● **GIVEN INFORMATION**
==============================

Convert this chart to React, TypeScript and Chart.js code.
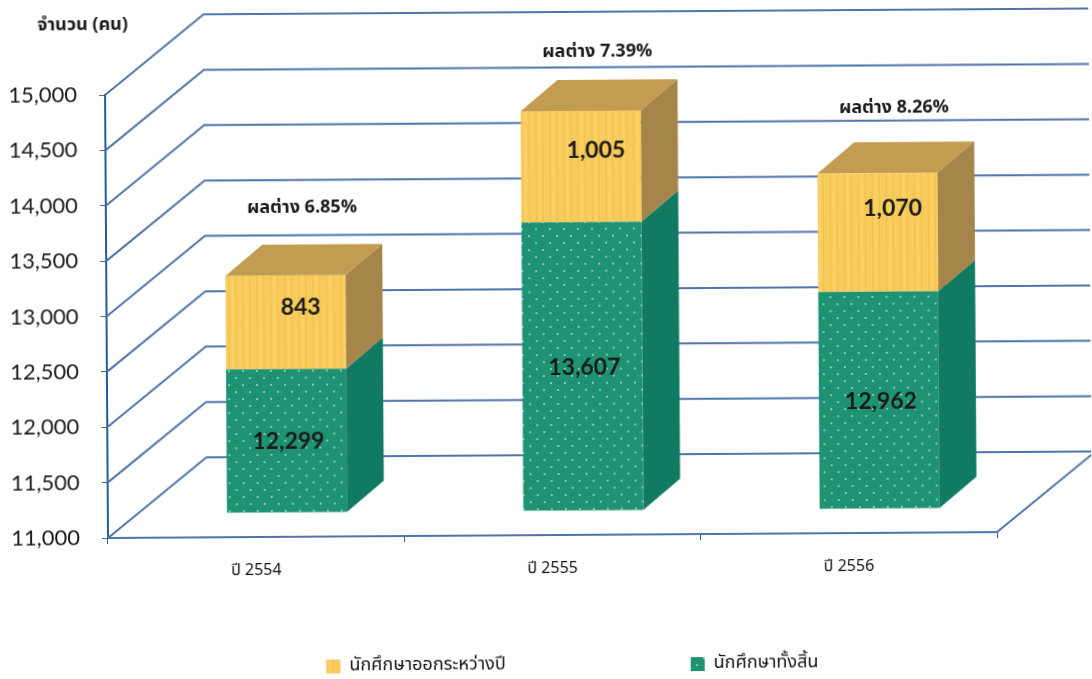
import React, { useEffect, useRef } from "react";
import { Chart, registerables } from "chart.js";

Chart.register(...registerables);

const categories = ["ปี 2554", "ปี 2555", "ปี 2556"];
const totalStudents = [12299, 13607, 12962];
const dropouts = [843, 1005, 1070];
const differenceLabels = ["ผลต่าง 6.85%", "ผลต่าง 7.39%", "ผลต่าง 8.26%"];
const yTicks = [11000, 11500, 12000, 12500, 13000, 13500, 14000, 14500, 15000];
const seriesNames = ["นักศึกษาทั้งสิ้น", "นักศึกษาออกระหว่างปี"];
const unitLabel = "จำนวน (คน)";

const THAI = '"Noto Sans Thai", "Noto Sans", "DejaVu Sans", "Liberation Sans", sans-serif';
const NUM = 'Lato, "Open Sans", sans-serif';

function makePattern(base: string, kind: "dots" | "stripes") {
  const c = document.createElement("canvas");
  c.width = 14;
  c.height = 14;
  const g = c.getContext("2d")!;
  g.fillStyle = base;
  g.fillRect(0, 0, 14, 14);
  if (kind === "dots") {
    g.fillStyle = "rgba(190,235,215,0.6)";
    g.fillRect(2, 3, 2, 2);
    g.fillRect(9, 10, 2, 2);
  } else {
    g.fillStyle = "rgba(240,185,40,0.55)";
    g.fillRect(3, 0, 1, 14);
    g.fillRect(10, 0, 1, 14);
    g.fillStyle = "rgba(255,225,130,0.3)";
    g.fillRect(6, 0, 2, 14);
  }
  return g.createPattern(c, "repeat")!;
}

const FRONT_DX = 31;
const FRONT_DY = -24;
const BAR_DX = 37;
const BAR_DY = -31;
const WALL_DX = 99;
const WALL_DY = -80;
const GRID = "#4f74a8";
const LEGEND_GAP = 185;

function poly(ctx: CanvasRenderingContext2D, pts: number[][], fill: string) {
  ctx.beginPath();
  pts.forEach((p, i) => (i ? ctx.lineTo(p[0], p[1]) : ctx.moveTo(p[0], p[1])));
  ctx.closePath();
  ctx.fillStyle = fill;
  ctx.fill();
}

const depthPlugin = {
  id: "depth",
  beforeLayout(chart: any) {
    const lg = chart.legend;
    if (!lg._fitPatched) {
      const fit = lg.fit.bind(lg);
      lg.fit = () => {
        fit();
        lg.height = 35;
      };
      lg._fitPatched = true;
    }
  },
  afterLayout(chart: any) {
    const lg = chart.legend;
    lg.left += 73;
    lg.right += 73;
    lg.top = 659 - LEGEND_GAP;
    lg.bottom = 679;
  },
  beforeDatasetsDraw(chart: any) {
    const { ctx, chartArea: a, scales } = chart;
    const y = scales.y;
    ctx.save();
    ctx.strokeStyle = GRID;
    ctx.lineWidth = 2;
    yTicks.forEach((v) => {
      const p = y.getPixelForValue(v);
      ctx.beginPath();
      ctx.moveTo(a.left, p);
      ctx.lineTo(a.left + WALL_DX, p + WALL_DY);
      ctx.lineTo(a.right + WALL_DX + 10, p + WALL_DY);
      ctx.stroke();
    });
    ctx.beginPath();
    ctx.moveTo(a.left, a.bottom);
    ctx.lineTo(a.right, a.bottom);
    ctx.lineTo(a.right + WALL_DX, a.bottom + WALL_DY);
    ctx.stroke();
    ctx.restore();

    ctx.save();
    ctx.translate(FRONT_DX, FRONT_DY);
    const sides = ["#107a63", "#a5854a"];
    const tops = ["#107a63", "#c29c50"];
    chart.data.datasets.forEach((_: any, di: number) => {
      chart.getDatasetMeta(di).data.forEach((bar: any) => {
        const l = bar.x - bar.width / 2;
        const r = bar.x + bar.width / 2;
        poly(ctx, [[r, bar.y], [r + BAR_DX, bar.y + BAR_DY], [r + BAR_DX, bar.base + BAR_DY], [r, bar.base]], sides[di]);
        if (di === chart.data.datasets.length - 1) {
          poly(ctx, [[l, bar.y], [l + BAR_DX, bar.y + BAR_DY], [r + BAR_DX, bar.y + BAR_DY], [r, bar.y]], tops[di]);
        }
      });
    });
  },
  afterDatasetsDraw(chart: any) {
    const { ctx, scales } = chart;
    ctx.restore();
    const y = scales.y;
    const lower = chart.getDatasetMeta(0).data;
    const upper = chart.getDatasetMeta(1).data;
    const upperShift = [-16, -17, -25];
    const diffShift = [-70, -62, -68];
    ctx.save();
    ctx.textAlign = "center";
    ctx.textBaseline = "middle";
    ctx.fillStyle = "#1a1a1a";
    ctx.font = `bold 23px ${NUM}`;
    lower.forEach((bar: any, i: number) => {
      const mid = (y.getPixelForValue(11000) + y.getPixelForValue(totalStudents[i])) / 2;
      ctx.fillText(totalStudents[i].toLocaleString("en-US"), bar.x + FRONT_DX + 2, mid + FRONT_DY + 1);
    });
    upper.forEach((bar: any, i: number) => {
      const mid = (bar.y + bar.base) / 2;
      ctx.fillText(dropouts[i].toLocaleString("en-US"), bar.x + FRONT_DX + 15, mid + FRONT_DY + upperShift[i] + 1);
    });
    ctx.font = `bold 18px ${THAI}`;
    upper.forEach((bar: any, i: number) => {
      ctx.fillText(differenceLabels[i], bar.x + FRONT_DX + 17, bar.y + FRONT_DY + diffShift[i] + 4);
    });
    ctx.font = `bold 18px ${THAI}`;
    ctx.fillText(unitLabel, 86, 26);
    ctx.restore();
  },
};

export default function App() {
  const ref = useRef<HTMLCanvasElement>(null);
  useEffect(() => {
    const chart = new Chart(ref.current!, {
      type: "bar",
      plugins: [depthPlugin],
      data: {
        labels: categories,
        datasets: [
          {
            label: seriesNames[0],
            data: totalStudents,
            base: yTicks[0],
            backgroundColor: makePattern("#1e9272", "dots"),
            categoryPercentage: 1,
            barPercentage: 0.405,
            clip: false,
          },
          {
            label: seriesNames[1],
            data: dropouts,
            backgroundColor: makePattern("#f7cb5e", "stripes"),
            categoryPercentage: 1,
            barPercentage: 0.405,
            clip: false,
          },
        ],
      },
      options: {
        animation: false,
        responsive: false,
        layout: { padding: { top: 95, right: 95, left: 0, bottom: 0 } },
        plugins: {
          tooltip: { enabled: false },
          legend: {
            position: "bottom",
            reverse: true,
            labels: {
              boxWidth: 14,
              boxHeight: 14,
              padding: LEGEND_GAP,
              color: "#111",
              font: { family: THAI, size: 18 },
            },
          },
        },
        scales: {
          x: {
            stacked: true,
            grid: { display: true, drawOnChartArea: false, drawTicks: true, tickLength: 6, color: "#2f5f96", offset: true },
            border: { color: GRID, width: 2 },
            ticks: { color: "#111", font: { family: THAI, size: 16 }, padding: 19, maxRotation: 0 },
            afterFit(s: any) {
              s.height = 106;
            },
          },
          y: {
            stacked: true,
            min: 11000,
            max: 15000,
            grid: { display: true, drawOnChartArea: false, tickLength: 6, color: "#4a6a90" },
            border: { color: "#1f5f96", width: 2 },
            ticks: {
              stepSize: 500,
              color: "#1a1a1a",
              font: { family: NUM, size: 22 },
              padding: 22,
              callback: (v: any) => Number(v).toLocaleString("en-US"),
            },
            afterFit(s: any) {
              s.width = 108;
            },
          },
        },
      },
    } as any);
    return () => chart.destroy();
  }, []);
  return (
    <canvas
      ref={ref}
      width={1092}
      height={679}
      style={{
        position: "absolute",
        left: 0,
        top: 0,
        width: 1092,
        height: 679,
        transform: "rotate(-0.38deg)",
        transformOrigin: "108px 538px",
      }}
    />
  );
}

==============================

● **WORK REQUIRED**
Go through the data above and transcribe it in full, omitting any image.

● **IN RESPONSE**
Convert this chart to React, TypeScript and Chart.js code.
import React, { useEffect, useRef } from "react";
import { Chart, registerables } from "chart.js";

Chart.register(...registerables);

const categories = ["ปี 2554", "ปี 2555", "ปี 2556"];
const totalStudents = [12299, 13607, 12962];
const dropouts = [843, 1005, 1070];
const differenceLabels = ["ผลต่าง 6.85%", "ผลต่าง 7.39%", "ผลต่าง 8.26%"];
const yTicks = [11000, 11500, 12000, 12500, 13000, 13500, 14000, 14500, 15000];
const seriesNames = ["นักศึกษาทั้งสิ้น", "นักศึกษาออกระหว่างปี"];
const unitLabel = "จำนวน (คน)";

const THAI = '"Noto Sans Thai", "Noto Sans", "DejaVu Sans", "Liberation Sans", sans-serif';
const NUM = 'Lato, "Open Sans", sans-serif';

function makePattern(base: string, kind: "dots" | "stripes") {
  const c = document.createElement("canvas");
  c.width = 14;
  c.height = 14;
  const g = c.getContext("2d")!;
  g.fillStyle = base;
  g.fillRect(0, 0, 14, 14);
  if (kind === "dots") {
    g.fillStyle = "rgba(190,235,215,0.6)";
    g.fillRect(2, 3, 2, 2);
    g.fillRect(9, 10, 2, 2);
  } else {
    g.fillStyle = "rgba(240,185,40,0.55)";
    g.fillRect(3, 0, 1, 14);
    g.fillRect(10, 0, 1, 14);
    g.fillStyle = "rgba(255,225,130,0.3)";
    g.fillRect(6, 0, 2, 14);
  }
  return g.createPattern(c, "repeat")!;
}

const FRONT_DX = 31;
const FRONT_DY = -24;
const BAR_DX = 37;
const BAR_DY = -31;
const WALL_DX = 99;
const WALL_DY = -80;
const GRID = "#4f74a8";
const LEGEND_GAP = 185;

function poly(ctx: CanvasRenderingContext2D, pts: number[][], fill: string) {
  ctx.beginPath();
  pts.forEach((p, i) => (i ? ctx.lineTo(p[0], p[1]) : ctx.moveTo(p[0], p[1])));
  ctx.closePath();
  ctx.fillStyle = fill;
  ctx.fill();
}

const depthPlugin = {
  id: "depth",
  beforeLayout(chart: any) {
    const lg = chart.legend;
    if (!lg._fitPatched) {
      const fit = lg.fit.bind(lg);
      lg.fit = () => {
        fit();
        lg.height = 35;
      };
      lg._fitPatched = true;
    }
  },
  afterLayout(chart: any) {
    const lg = chart.legend;
    lg.left += 73;
    lg.right += 73;
    lg.top = 659 - LEGEND_GAP;
    lg.bottom = 679;
  },
  beforeDatasetsDraw(chart: any) {
    const { ctx, chartArea: a, scales } = chart;
    const y = scales.y;
    ctx.save();
    ctx.strokeStyle = GRID;
    ctx.lineWidth = 2;
    yTicks.forEach((v) => {
      const p = y.getPixelForValue(v);
      ctx.beginPath();
      ctx.moveTo(a.left, p);
      ctx.lineTo(a.left + WALL_DX, p + WALL_DY);
      ctx.lineTo(a.right + WALL_DX + 10, p + WALL_DY);
      ctx.stroke();
    });
    ctx.beginPath();
    ctx.moveTo(a.left, a.bottom);
    ctx.lineTo(a.right, a.bottom);
    ctx.lineTo(a.right + WALL_DX, a.bottom + WALL_DY);
    ctx.stroke();
    ctx.restore();

    ctx.save();
    ctx.translate(FRONT_DX, FRONT_DY);
    const sides = ["#107a63", "#a5854a"];
    const tops = ["#107a63", "#c29c50"];
    chart.data.datasets.forEach((_: any, di: number) => {
      chart.getDatasetMeta(di).data.forEach((bar: any) => {
        const l = bar.x - bar.width / 2;
        const r = bar.x + bar.width / 2;
        poly(ctx, [[r, bar.y], [r + BAR_DX, bar.y + BAR_DY], [r + BAR_DX, bar.base + BAR_DY], [r, bar.base]], sides[di]);
        if (di === chart.data.datasets.length - 1) {
          poly(ctx, [[l, bar.y], [l + BAR_DX, bar.y + BAR_DY], [r + BAR_DX, bar.y + BAR_DY], [r, bar.y]], tops[di]);
        }
      });
    });
  },
  afterDatasetsDraw(chart: any) {
    const { ctx, scales } = chart;
    ctx.restore();
    const y = scales.y;
    const lower = chart.getDatasetMeta(0).data;
    const upper = chart.getDatasetMeta(1).data;
    const upperShift = [-16, -17, -25];
    const diffShift = [-70, -62, -68];
    ctx.save();
    ctx.textAlign = "center";
    ctx.textBaseline = "middle";
    ctx.fillStyle = "#1a1a1a";
    ctx.font = `bold 23px ${NUM}`;
    lower.forEach((bar: any, i: number) => {
      const mid = (y.getPixelForValue(11000) + y.getPixelForValue(totalStudents[i])) / 2;
      ctx.fillText(totalStudents[i].toLocaleString("en-US"), bar.x + FRONT_DX + 2, mid + FRONT_DY + 1);
    });
    upper.forEach((bar: any, i: number) => {
      const mid = (bar.y + bar.base) / 2;
      ctx.fillText(dropouts[i].toLocaleString("en-US"), bar.x + FRONT_DX + 15, mid + FRONT_DY + upperShift[i] + 1);
    });
    ctx.font = `bold 18px ${THAI}`;
    upper.forEach((bar: any, i: number) => {
      ctx.fillText(differenceLabels[i], bar.x + FRONT_DX + 17, bar.y + FRONT_DY + diffShift[i] + 4);
    });
    ctx.font = `bold 18px ${THAI}`;
    ctx.fillText(unitLabel, 86, 26);
    ctx.restore();
  },
};

export default function App() {
  const ref = useRef<HTMLCanvasElement>(null);
  useEffect(() => {
    const chart = new Chart(ref.current!, {
      type: "bar",
      plugins: [depthPlugin],
      data: {
        labels: categories,
        datasets: [
          {
            label: seriesNames[0],
            data: totalStudents,
            base: yTicks[0],
            backgroundColor: makePattern("#1e9272", "dots"),
            categoryPercentage: 1,
            barPercentage: 0.405,
            clip: false,
          },
          {
            label: seriesNames[1],
            data: dropouts,
            backgroundColor: makePattern("#f7cb5e", "stripes"),
            categoryPercentage: 1,
            barPercentage: 0.405,
            clip: false,
          },
        ],
      },
      options: {
        animation: false,
        responsive: false,
        layout: { padding: { top: 95, right: 95, left: 0, bottom: 0 } },
        plugins: {
          tooltip: { enabled: false },
          legend: {
            position: "bottom",
            reverse: true,
            labels: {
              boxWidth: 14,
              boxHeight: 14,
              padding: LEGEND_GAP,
              color: "#111",
              font: { family: THAI, size: 18 },
            },
          },
        },
        scales: {
          x: {
            stacked: true,
            grid: { display: true, drawOnChartArea: false, drawTicks: true, tickLength: 6, color: "#2f5f96", offset: true },
            border: { color: GRID, width: 2 },
            ticks: { color: "#111", font: { family: THAI, size: 16 }, padding: 19, maxRotation: 0 },
            afterFit(s: any) {
              s.height = 106;
            },
          },
          y: {
            stacked: true,
            min: 11000,
            max: 15000,
            grid: { display: true, drawOnChartArea: false, tickLength: 6, color: "#4a6a90" },
            border: { color: "#1f5f96", width: 2 },
            ticks: {
              stepSize: 500,
              color: "#1a1a1a",
              font: { family: NUM, size: 22 },
              padding: 22,
              callback: (v: any) => Number(v).toLocaleString("en-US"),
            },
            afterFit(s: any) {
              s.width = 108;
            },
          },
        },
      },
    } as any);
    return () => chart.destroy();
  }, []);
  return (
    <canvas
      ref={ref}
      width={1092}
      height={679}
      style={{
        position: "absolute",
        left: 0,
        top: 0,
        width: 1092,
        height: 679,
        transform: "rotate(-0.38deg)",
        transformOrigin: "108px 538px",
      }}
    />
  );
}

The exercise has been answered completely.